Omics Quality Control — quality

This function is a wrapper function that performs the key quality controls steps on an 'omics data set. Key principles: 1. keep the source underlying data as it is 2. copy the source data to a new data layer called qcing for processing 3. build an exclusion list, accumulating codes for exclusion reasons 4. make any adjustments needed in the destination copy of the data, flag these in the exclusion list 5. copy the final result to a data layer called post_qc 6. return the Omiprep object with the newly populated data layers

Usage

quality_control(
  omiprep,
  source_layer = "input",
  sample_missingness = 0.2,
  feature_missingness = 0.2,
  feature_skewness_threshold = NULL,
  feature_skewness_direction = "left",
  total_sum_abundance_sd = 5,
  outlier_udist = 5,
  outlier_treatment = "leave_be",
  winsorize_quantile = 1,
  tree_cut_height = 0.5,
  feature_selection = "max_var_exp",
  pc_outlier_sd = 5,
  max_num_pcs = 10,
  sample_ids = NULL,
  feature_ids = NULL,
  features_exclude_but_keep = NULL,
  cores = NULL,
  fast = FALSE
)

## S7 method for class <omiprep::Omiprep>
quality_control(
  omiprep,
  source_layer = "input",
  sample_missingness = 0.2,
  feature_missingness = 0.2,
  feature_skewness_threshold = NULL,
  feature_skewness_direction = "left",
  total_sum_abundance_sd = 5,
  outlier_udist = 5,
  outlier_treatment = "leave_be",
  winsorize_quantile = 1,
  tree_cut_height = 0.5,
  feature_selection = "max_var_exp",
  pc_outlier_sd = 5,
  max_num_pcs = 10,
  sample_ids = NULL,
  feature_ids = NULL,
  features_exclude_but_keep = NULL,
  cores = NULL,
  fast = FALSE
)

Arguments

omiprep: an object of class Omiprep
source_layer: character, the data layer to summarise
sample_missingness: numeric 0-1, percentage of data missingness which should prompt exclusion of a sample
feature_missingness: numeric 0-1, percentage of data missingness which should prompt exclusion of a feature
feature_skewness_threshold: numeric, optional skewness threshold to exclude features with skewed distributions.

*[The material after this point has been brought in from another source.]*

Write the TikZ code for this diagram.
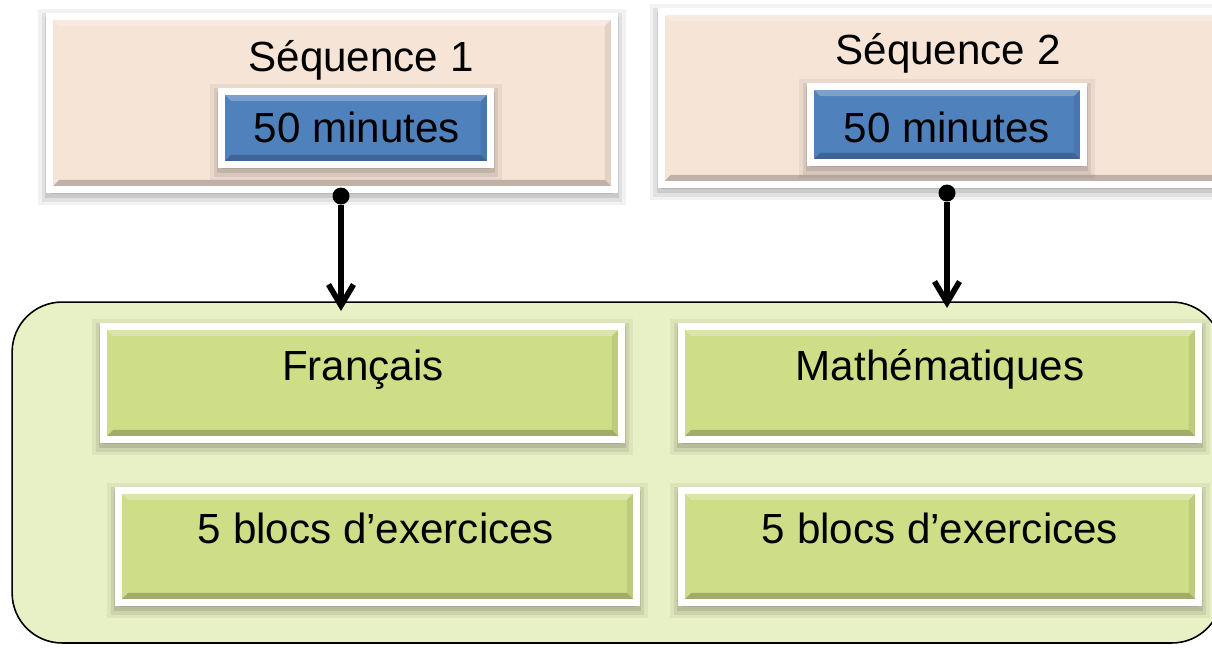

Set to `NULL` to disable.
feature_skewness_direction: character, direction of skewness to apply when `feature_skewness_threshold` is set. One of `"left"`, `"right"`, or `"both"`.
total_sum_abundance_sd: numeric, number of TSA SD after which a sample would be excluded
outlier_udist: the unit distance in SD or IQR from the mean or median estimate, respectively outliers are identified at. Default value is 5.
outlier_treatment: character, how to handle outlier data values - options 'leave_be', 'turn_NA', or 'winsorize'
winsorize_quantile: numeric, quantile to winsorize to, only relevant if 'outlier_treatment'='winsorize'
tree_cut_height: numeric, the threshold for feature independence in hierarchical clustering. Default is 0.5.
feature_selection: character, either 'max_var_exp' or 'least_missingness', how to select the independent feature within clusters
pc_outlier_sd: numeric, number of PCA SD after which a sample would be excluded
max_num_pcs: numeric, the maximum number of PCs to use (look in) when filtering samples on PC outlier SD, default=10, set to NULL to use all informative PCs from the Scree analysis
sample_ids: character, vector of sample ids to retain and work with, all others samples will be excluded
feature_ids: character, vector of feature ids to retain and work with, all other features will be excluded
features_exclude_but_keep: character, vector of feature ids indicating features to exclude from the sample and PCA quality control analysis but keep in the data, OR a name of a logical column in the features data indicating the same
cores: number of cores available for parallelism; the default null will try find the maximum available cores - 1; set to 1 for linear, but potentially slow, computation of the correlation matrix.
fast: If TRUE, accelerates correlation computation by imputing missing values to the column minimum, pre-ranking all columns, and computing Pearson correlation on ranked data (approximating Spearman). Substantially faster than exact Spearman at large feature dimensions (\(p > 5000\)) but assumes missing data are missing at random. Features with high missingness will have inflated rank ties at the median (ensure these are filtered out appropriately with the missingness option). Default FALSE.